Les dérives possibles des politiques démographiques 

La question démographique est souvent plus passionnée que raisonnée, et certains sont tentés d’émettre des recommandations à l’encontre du droit à la procréation, et des droits humains les plus élémentaires en prônant par exemple un état d’urgence qui impliquerait un contrôle autoritaire des naissances.

Les stérilisations forcées, les infanticides, les avortements clandestins, ont été, et sont encore aujourd’hui, la face cachée de certaines politiques dénatalistes.

À noter que ces régulations passent par le corps des femmes principalement, y compris dans les pays où l’incitation réside dans un accès facilité aux contraceptifs, qui sont généralement exclusivement féminins. Le droit de disposer de son corps est directement concerné par ces politiques.

Les aides sociales sont également mises en accusation : certains revendiqueront l’arrêt des aides au troisième enfant, y compris si celui-ci présente un handicap. Cette proposition peut sembler contre-productive : partout dans le monde, c’est la précarité qui est synonyme de natalité élevée génération après génération, et non l’inverse.

Faire ou non des enfants, peu importe le nombre, est un droit humain parmi les plus élémentaires.

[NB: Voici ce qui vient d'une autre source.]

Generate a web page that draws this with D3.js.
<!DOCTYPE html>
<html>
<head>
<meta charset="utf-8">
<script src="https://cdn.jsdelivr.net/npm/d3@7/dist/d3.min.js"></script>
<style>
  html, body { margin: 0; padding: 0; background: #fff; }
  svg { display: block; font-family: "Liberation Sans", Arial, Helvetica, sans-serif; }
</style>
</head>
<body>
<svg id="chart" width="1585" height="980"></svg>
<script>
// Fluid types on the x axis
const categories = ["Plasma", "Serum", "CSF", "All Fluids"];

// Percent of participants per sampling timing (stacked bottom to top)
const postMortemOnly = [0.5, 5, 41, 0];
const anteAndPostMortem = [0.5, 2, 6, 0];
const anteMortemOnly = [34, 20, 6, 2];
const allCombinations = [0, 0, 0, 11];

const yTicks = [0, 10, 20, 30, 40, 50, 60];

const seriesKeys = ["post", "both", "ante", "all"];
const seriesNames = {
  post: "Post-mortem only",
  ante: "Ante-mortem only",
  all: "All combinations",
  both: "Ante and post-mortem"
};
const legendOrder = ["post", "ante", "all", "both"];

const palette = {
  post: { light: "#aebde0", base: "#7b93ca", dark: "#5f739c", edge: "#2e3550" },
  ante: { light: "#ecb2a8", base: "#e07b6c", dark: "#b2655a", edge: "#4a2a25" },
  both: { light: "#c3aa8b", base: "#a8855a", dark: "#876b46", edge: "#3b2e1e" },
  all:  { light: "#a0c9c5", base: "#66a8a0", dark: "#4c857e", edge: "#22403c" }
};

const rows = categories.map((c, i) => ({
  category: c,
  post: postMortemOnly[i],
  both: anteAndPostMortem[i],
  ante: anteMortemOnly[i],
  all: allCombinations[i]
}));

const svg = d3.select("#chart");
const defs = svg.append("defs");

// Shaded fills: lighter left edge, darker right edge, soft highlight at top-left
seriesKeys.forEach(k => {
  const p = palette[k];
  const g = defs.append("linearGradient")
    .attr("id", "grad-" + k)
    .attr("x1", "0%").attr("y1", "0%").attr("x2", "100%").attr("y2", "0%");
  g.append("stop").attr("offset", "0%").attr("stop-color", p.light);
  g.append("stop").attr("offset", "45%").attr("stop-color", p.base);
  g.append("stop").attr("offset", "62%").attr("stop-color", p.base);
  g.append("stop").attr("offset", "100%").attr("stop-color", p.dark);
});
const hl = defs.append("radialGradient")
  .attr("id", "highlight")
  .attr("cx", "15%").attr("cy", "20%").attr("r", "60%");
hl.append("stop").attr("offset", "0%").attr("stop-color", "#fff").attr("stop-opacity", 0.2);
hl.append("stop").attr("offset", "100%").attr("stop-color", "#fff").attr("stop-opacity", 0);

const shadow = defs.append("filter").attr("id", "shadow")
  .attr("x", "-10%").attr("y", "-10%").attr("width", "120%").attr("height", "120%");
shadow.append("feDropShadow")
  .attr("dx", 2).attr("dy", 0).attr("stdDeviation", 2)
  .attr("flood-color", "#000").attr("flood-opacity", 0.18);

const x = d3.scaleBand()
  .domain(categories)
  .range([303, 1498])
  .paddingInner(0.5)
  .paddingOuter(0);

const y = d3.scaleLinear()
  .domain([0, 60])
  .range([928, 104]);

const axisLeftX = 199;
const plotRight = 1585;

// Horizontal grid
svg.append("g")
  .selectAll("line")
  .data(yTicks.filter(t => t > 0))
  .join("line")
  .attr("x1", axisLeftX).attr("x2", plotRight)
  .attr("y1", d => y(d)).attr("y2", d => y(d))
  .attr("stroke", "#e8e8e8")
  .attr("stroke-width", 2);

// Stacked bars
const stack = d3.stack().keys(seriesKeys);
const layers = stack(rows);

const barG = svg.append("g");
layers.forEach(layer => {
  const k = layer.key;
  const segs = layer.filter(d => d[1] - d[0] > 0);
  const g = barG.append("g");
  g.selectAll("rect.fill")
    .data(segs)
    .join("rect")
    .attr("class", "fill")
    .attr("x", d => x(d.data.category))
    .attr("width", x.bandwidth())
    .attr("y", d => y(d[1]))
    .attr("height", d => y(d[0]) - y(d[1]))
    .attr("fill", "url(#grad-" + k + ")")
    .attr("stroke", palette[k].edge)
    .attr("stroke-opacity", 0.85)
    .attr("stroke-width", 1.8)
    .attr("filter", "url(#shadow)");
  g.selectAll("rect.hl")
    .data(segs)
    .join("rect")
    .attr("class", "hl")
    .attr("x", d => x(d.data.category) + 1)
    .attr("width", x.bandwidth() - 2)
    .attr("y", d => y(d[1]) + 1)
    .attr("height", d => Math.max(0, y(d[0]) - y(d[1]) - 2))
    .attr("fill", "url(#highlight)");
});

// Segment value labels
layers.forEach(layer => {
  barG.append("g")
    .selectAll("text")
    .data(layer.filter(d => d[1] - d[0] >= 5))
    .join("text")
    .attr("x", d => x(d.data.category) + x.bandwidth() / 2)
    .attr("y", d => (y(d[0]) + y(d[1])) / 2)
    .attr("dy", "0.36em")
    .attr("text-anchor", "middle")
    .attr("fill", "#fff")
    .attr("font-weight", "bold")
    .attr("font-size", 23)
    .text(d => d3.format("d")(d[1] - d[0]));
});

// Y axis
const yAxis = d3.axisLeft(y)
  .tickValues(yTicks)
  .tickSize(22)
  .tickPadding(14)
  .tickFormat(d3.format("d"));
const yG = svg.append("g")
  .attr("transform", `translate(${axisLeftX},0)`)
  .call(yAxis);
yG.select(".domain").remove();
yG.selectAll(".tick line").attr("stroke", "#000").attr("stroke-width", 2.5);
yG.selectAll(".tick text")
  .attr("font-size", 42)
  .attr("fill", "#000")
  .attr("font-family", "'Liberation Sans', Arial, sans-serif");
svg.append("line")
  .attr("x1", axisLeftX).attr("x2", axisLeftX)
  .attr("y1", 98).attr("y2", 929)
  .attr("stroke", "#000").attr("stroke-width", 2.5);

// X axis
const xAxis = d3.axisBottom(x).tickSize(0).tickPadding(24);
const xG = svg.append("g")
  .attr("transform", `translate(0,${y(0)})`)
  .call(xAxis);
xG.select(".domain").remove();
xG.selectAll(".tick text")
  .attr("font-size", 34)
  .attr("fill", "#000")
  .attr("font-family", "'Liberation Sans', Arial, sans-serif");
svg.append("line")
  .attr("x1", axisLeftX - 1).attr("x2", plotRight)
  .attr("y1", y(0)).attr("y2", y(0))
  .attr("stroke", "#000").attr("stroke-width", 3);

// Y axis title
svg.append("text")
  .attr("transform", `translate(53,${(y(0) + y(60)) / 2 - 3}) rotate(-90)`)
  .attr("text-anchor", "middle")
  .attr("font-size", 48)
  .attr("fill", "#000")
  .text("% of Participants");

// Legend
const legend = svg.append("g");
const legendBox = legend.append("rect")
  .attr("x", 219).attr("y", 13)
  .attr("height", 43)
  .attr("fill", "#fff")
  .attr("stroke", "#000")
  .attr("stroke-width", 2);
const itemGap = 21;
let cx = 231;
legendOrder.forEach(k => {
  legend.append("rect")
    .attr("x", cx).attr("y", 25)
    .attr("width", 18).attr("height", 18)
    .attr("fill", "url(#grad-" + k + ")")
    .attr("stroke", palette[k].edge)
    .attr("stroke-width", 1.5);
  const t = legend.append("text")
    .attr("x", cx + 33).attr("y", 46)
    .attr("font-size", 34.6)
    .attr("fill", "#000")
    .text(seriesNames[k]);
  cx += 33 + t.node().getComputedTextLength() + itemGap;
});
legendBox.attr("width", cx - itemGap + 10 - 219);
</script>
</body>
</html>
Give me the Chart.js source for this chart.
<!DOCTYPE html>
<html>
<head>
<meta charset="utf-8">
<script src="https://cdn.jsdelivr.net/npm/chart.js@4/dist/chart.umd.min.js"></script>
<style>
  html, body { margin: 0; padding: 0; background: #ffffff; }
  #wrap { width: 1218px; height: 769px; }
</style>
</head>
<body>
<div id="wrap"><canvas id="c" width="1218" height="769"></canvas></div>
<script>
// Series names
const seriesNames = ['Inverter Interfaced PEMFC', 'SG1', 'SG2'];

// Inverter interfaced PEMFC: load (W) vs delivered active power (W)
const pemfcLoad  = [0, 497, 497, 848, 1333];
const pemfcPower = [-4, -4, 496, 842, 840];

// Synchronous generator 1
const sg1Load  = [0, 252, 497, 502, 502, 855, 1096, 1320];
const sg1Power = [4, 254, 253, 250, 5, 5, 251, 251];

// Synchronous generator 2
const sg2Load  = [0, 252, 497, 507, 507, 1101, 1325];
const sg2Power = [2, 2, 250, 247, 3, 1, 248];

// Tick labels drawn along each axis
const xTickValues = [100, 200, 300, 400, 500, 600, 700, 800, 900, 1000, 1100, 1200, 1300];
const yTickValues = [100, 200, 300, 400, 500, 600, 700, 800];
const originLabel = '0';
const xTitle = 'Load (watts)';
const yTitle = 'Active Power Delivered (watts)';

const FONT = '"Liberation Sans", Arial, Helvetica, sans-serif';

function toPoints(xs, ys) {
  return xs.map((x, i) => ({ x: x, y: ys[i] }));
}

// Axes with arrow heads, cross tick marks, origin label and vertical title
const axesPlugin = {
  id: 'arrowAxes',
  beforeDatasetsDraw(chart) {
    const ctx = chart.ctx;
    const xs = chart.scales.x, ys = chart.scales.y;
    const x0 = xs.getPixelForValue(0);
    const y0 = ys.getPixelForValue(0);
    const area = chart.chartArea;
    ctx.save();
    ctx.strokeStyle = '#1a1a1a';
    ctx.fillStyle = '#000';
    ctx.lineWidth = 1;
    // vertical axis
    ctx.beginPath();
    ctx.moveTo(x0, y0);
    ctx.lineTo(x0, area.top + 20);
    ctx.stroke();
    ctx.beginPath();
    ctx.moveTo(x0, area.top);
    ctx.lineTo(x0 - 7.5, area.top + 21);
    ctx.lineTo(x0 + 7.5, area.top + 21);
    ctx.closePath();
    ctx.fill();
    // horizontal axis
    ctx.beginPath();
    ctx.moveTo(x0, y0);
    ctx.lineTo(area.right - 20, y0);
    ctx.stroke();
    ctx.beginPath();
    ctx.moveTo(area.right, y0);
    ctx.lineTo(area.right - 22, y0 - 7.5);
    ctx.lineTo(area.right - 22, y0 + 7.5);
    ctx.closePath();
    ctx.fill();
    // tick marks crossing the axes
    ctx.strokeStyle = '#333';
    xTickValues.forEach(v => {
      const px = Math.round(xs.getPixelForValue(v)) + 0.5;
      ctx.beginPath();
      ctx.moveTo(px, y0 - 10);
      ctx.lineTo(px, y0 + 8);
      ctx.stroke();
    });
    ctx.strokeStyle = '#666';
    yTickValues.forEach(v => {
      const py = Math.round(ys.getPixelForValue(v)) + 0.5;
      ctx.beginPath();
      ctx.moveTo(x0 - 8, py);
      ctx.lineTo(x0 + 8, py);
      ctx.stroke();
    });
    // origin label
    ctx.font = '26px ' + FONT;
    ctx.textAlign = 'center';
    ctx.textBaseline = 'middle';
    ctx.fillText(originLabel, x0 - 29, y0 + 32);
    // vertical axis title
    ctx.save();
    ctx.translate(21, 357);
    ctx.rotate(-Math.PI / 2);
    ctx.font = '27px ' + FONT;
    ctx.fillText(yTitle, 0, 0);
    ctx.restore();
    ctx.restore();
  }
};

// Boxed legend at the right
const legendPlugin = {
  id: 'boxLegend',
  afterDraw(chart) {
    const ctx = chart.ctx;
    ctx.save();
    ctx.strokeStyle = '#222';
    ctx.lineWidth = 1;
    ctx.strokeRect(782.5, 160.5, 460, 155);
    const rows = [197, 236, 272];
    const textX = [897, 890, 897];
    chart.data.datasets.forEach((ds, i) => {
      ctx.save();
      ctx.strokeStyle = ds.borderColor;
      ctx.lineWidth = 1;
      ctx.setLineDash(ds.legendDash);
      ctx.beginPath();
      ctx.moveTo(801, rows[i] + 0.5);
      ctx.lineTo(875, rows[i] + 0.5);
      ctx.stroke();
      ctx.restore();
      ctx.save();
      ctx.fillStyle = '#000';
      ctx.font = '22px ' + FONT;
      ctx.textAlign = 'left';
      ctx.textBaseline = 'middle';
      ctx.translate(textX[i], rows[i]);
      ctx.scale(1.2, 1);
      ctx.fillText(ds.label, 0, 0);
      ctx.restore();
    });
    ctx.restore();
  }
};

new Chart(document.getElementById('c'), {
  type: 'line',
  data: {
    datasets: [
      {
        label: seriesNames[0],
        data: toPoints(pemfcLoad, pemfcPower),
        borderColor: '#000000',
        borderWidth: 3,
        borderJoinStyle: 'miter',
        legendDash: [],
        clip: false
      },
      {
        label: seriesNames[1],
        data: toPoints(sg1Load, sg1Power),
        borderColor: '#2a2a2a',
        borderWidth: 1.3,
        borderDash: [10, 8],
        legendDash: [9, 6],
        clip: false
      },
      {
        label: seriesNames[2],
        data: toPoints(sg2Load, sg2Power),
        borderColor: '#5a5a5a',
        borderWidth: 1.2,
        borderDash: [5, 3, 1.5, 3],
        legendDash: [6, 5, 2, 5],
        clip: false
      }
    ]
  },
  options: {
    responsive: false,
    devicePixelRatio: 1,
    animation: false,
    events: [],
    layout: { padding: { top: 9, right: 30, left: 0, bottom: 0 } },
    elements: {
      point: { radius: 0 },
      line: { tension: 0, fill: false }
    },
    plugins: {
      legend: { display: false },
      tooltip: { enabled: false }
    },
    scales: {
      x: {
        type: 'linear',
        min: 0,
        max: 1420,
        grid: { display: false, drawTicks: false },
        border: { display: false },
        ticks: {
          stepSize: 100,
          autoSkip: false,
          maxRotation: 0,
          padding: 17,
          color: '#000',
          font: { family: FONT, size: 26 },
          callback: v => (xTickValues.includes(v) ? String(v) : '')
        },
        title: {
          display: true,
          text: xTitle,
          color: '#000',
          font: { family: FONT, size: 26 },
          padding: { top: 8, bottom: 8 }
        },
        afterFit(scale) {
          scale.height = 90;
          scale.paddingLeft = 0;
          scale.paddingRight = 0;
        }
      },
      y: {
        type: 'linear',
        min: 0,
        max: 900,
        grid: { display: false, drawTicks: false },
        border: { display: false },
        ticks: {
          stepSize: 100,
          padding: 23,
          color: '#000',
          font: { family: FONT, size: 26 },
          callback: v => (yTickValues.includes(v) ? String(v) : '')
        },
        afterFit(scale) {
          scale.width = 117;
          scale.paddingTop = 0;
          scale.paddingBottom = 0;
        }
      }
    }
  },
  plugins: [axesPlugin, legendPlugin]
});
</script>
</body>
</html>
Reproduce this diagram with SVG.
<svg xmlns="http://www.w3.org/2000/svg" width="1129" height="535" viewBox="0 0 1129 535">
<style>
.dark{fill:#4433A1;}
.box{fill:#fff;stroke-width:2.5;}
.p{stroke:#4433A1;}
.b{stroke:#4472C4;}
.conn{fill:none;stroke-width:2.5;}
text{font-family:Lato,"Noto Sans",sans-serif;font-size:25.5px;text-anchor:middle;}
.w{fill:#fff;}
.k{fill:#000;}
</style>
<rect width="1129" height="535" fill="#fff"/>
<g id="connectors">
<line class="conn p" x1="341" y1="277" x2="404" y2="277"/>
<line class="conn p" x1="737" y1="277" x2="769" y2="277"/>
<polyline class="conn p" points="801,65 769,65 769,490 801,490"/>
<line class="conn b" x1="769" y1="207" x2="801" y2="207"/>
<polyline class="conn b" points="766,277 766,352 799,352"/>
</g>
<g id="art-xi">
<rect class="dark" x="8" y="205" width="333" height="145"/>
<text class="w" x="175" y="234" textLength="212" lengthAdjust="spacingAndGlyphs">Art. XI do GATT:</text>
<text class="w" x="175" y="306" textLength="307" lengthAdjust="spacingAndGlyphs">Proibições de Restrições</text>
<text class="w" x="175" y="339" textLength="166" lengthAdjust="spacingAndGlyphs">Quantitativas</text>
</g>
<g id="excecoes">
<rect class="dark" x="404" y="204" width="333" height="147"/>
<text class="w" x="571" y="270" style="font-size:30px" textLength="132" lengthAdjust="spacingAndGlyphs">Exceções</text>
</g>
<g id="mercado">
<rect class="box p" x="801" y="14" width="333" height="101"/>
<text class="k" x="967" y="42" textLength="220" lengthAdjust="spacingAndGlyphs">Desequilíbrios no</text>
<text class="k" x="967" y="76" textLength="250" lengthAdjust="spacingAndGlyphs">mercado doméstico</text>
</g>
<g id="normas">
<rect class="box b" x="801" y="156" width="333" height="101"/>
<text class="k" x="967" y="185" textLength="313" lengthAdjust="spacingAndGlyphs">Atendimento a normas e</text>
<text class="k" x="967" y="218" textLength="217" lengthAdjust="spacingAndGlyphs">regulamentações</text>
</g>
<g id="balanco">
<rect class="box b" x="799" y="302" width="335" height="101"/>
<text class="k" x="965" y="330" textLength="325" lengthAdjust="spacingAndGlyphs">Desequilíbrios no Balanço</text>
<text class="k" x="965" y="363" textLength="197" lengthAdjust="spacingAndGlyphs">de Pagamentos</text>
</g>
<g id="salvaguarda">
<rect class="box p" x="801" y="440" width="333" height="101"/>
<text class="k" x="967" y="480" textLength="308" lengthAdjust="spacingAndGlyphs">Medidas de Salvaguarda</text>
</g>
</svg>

Au choix individuel doit se superposer une volonté globale, alors les spécialistes de la question sont clairs : seuls l’amélioration des conditions de vie, l’accès au développement économique, mais aussi social, sont les prérequis à une transition démographique à l’échelle des pays et par ricochet de la communauté humaine globale.

Ce développement doit avoir lieu, sans pour autant refaire les erreurs du passé, en y intégrant les piliers du développement durable et en adoptant des politiques d’équité sociale, en anticipant également sur les changements de sociétés entrainés par une transition démographique. Faire moins d’enfants peut permettre d’alléger la pression sur les ressources, mais cela signifie également leur imposer l’entretien d’une population d’inactifs (nous !) plus importante à l’avenir.